Note- Reconstitution includes Admission, retirement, death of partner or change in profit sharing ratio among partners.
Two major differences can be noticed from the above Paras –
1:) Section 9B is attracted both in the case of reconstitution and dissolution of specified entity whereas Section 45(4) is attracted only in case of Reconstitution.
2:) Section 9B covers transfer of capital asset as well as stock in trade whereas Section 45(4) covers capital asset and money.
(Transfer of capital asset is common in both the sections).
Tax implications Differences –
- Section 9B covers transfer of capital asset and stock in the so taxability would arise in PGBP and Capital Gains as the case may be.( Full value of consideration and sale value shall be fmv on the date when asset is received by specified persons.
- Section 45(4) covers transfer of capital asset and money therefore taxability would arise only in Capital Gains.

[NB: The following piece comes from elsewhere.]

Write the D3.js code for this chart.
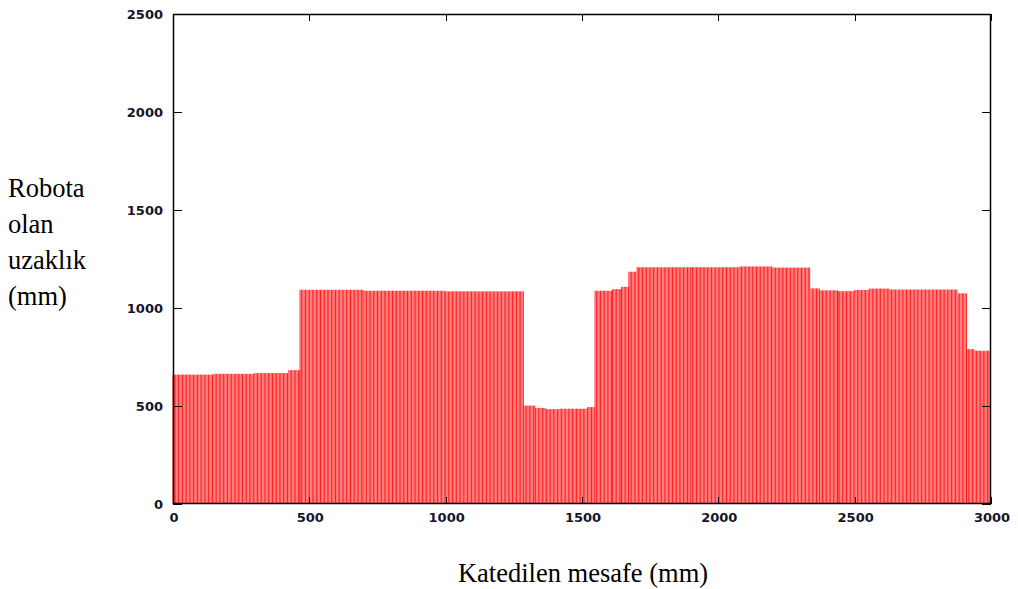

So these were the major differences between the two sections.Hope you like it.
This is good attempt by a Student to write an article on a issue which is not so familiar, viz transfer of assets to a partner on reconstitution of a firm.
It would have helped to understand the implications of the provisions of Section 9B and 45(4) better if the basic provisions had been quoted. This would have facilitated to compare and understand the implications of the two provisions.